Fellini’s inimitable style ensures that we’re as much swept up and intoxicated by the carnivalesque atmosphere as the characters are. But dawn invariably has a sobering effect: upon sleeping with one woman, Marcello returns home to find his cuckolded wife has overdosed; there’s the romantic scene with Sylvia in the Trevi Fountain which turns sour; Marcello’s father suffers a minor heart attack after a night on the town; and, most horrifyingly of all, he eventually picks his wife back up after abandoning her, only to learn that his close friend has killed his own young family and committed suicide.

In each of these scenes, dawn prompts a significant shift in mood from gay abandon to melancholy contemplation. Fellini’s camera favours stillness over movement and the soundtrack calms down as the characters reflect on their lifestyles and lack of spiritual fulfilment.

By the film’s last decadent party, Marcello has come to dread the onset of dawn. As the other guests become tired and the night winds down, he forcibly shouts at them to continue, desperate to prolong the night for as long as possible, whether by riding one of his companions like a horse or tossing pillow feathers in the air. But night cannot last forever, and eventually the partygoers stumble outside towards a nearby beach.

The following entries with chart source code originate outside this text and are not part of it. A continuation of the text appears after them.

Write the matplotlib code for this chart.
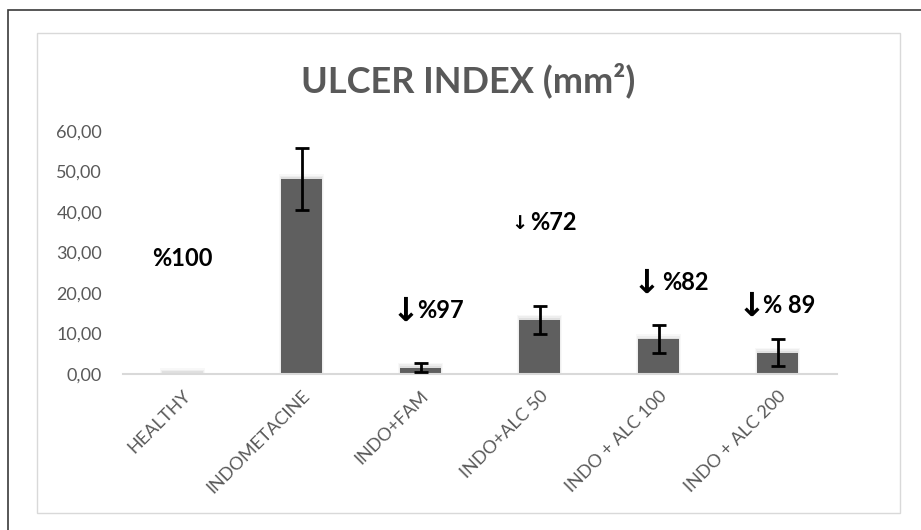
import matplotlib.pyplot as plt
from matplotlib.patches import Rectangle
import numpy as np

# data
groups = ["HEALTHY", "INDOMETACINE", "INDO+FAM", "INDO+ALC 50",
          "INDO + ALC 100", "INDO + ALC 200"]
ulcer_index = [0.3, 48.2, 1.6, 13.4, 8.6, 5.3]
ulcer_err = [0.0, 7.6, 1.1, 3.4, 3.4, 3.3]

notes = ["%100", None, "%97", "%72", "%82", "% 89"]
has_arrow = [False, False, True, True, True, True]
arrow_size = [0, 0, 24, 14, 24, 24]

plt.rcParams['font.family'] = ['Lato', 'DejaVu Sans']
grey = '#595959'

fig = plt.figure(figsize=(9.21, 5.30), dpi=100)
W, H = 921, 530

# outer black frame and inner light chart box
fig.patches.append(Rectangle((8 / W, -0.1), 1.0, 1 - 10 / H + 0.1, transform=fig.transFigure,
                             fill=False, edgecolor='#3a3a3a', linewidth=1.2))
fig.patches.append(Rectangle((37 / W, 1 - 513 / H), (900 - 37) / W, (513 - 33) / H,
                             transform=fig.transFigure, fill=False,
                             edgecolor='#d9d9d9', linewidth=1.0))

ax = fig.add_axes([123 / W, 1 - 374 / H, (837 - 123) / W, (374 - 131) / H])
x = np.arange(len(groups))

# soft glow around bar tops (excel effect)
for k, a in zip([1.2, 0.8, 0.4], [0.05, 0.08, 0.12]):
    ax.bar(x, np.array(ulcer_index) + k, width=0.34 + k * 0.03, color='#808080',
           alpha=a, linewidth=0, zorder=1)
ax.bar(x, ulcer_index, width=0.34, color='#5f5f5f', linewidth=0, zorder=2)
err = np.array(ulcer_err)
mask = err > 0
ax.errorbar(x[mask], np.array(ulcer_index)[mask], yerr=err[mask], fmt='none',
            ecolor='black', elinewidth=2, capsize=5, capthick=2, zorder=3)

ax.set_xlim(-0.5, len(groups) - 0.5)
ax.set_ylim(0, 60)
ax.set_yticks(np.arange(0, 61, 10))
ax.set_yticklabels([f"{v:.2f}".replace('.', ',') for v in np.arange(0, 61, 10)])
ax.set_xticks(x)
ax.set_xticklabels(groups, rotation=45, ha='right', rotation_mode='anchor')
ax.tick_params(axis='y', length=0, pad=15, labelsize=13, labelcolor=grey)
ax.tick_params(axis='x', length=0, pad=10, labelsize=13, labelcolor=grey)
for s in ['top', 'right', 'left']:
    ax.spines[s].set_visible(False)
ax.spines['bottom'].set_color('#d9d9d9')
ax.spines['bottom'].set_linewidth(1.5)

fig.text(468 / W, 1 - 92 / H, "ULCER INDEX (mm²)", ha='center', va='baseline',
         fontsize=26, fontweight='bold', color=grey)

# reduction notes (text left edge / arrow right edge, data units)
text_x = [0.0, 0, 1.97, 2.92, 4.03, 4.88]
arrow_x = [0, 0, 1.99, 2.90, 4.02, 4.90]
note_y = [28.6, 0, 15.8, 37.5, 22.7, 17.0]
for i, t in enumerate(notes):
    if t is None:
        continue
    ax.text(text_x[i], note_y[i], t, ha='left' if has_arrow[i] else 'center',
            va='center', fontsize=17, fontweight='bold', color='black')
    if has_arrow[i]:
        ax.text(arrow_x[i], note_y[i] - 0.3, "↓", ha='right', va='center',
                fontsize=arrow_size[i], fontweight='bold', color='black',
                family='DejaVu Sans')

fig.savefig('out.png', dpi=100)
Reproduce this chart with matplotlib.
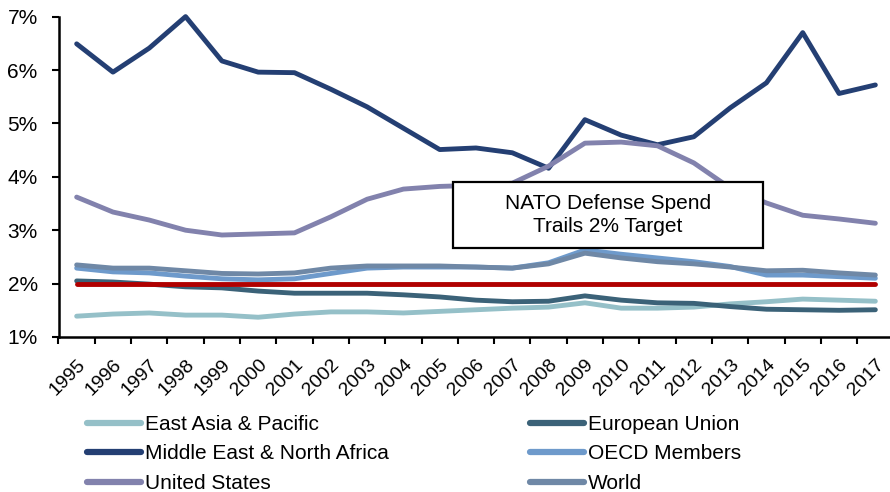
import matplotlib
matplotlib.use("Agg")
import matplotlib.pyplot as plt
from matplotlib.patches import Rectangle
from matplotlib.lines import Line2D
import numpy as np

plt.rcParams['font.family'] = ['Liberation Sans', 'DejaVu Sans']

years = list(range(1995, 2018))

east_asia = [1.39, 1.43, 1.45, 1.41, 1.41, 1.37, 1.43, 1.47, 1.47, 1.45, 1.48,
             1.51, 1.54, 1.56, 1.64, 1.54, 1.54, 1.56, 1.62, 1.66, 1.71, 1.69, 1.67]
eu = [2.05, 2.03, 1.99, 1.94, 1.92, 1.86, 1.82, 1.82, 1.82, 1.79, 1.75,
      1.69, 1.66, 1.67, 1.77, 1.69, 1.64, 1.63, 1.57, 1.52, 1.51, 1.50, 1.51]
mena = [6.49, 5.96, 6.41, 7.00, 6.17, 5.96, 5.95, 5.64, 5.31, 4.91, 4.51,
        4.54, 4.45, 4.16, 5.07, 4.78, 4.60, 4.75, 5.29, 5.76, 6.70, 5.56, 5.72]
oecd = [2.29, 2.22, 2.20, 2.14, 2.09, 2.07, 2.09, 2.19, 2.29, 2.31, 2.31,
        2.31, 2.29, 2.39, 2.63, 2.55, 2.48, 2.41, 2.32, 2.16, 2.16, 2.13, 2.10]
usa = [3.62, 3.34, 3.19, 3.00, 2.91, 2.93, 2.95, 3.25, 3.58, 3.77, 3.82,
       3.84, 3.88, 4.20, 4.63, 4.65, 4.58, 4.26, 3.79, 3.51, 3.28, 3.21, 3.13]
world = [2.35, 2.29, 2.29, 2.24, 2.19, 2.18, 2.20, 2.29, 2.33, 2.33, 2.33,
         2.31, 2.29, 2.37, 2.57, 2.48, 2.41, 2.37, 2.31, 2.24, 2.25, 2.20, 2.16]
nato_target = [2.0] * len(years)

series = [
    ("East Asia & Pacific", east_asia, "#95c0c8"),
    ("European Union", eu, "#3b6278"),
    ("Middle East & North Africa", mena, "#243f73"),
    ("OECD Members", oecd, "#6e9acb"),
    ("United States", usa, "#8282ad"),
    ("World", world, "#6f88a6"),
]

fig = plt.figure(figsize=(8.9, 4.92), dpi=100)
ax = fig.add_axes([58.5 / 890, 1 - 337 / 492, 835 / 890, (337 - 16.6) / 492])

x = np.arange(len(years))
for name, vals, col in series:
    ax.plot(x, vals, color=col, lw=3.5, solid_capstyle='round',
            solid_joinstyle='round', clip_on=False, label=name)
ax.plot(x, nato_target, color="#b00000", lw=3.5, solid_capstyle='round', clip_on=False)

ax.set_xlim(-0.5, len(years) - 0.5)
ax.set_ylim(1, 7)
ax.set_yticks(range(1, 8))
ax.set_yticklabels([f"{v}%" for v in range(1, 8)], fontsize=15)
ax.set_xticks(x)
ax.set_xticklabels(years, fontsize=14, rotation=45, ha='right', va='top',
                   rotation_mode='anchor')
ax.set_xticks(np.arange(-0.5, len(years)), minor=True)
ax.tick_params(axis='x', which='major', length=0, pad=14)
ax.tick_params(axis='x', which='minor', length=5, width=1.5, direction='out')
ax.tick_params(axis='y', length=5, width=1.5, pad=10)

for side in ('top', 'right'):
    ax.spines[side].set_visible(False)
for side in ('left', 'bottom'):
    ax.spines[side].set_linewidth(1.8)

# callout box
box = Rectangle((453 / 890, 1 - 248 / 492), 310 / 890, 66 / 492,
                transform=fig.transFigure, facecolor='white', edgecolor='black',
                lw=1.6, zorder=5)
fig.add_artist(box)
fig.text(608 / 890, 1 - 215 / 492, "NATO Defense Spend\nTrails 2% Target",
         ha='center', va='center', fontsize=15, linespacing=1.25, zorder=6)

# legend filled row by row (two columns)
order = [0, 2, 4, 1, 3, 5]
handles = [Line2D([], [], color=series[i][2], lw=4.5, solid_capstyle='round') for i in order]
labels = [series[i][0] for i in order]
fig.legend(handles, labels, ncol=2, frameon=False,
           loc='upper left', bbox_to_anchor=(87 / 890, 1 - 415 / 492),
           fontsize=15, handlelength=2.6, handletextpad=0.2,
           columnspacing=6.75, labelspacing=0.5, borderpad=0, borderaxespad=0)

fig.savefig("out.png", dpi=100, facecolor='white')
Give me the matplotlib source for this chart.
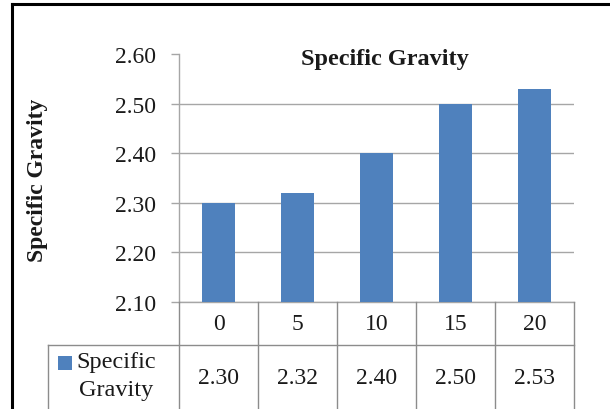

Fellini ends many of his films on a beach, and often infuses the space with the possibility of redemption for his characters. But when Marcello and the others reach the shore, what they find seems more like a heavenly omen of condemnation rather than absolution: a huge, dead leviathan – a biblical metaphor for Satan, staring at them with empty, godless eyes having been washed up on the shore. The night may always be darkest just before the dawn, but in La Dolce Vita the returning sun brings no relief to its forsaken characters.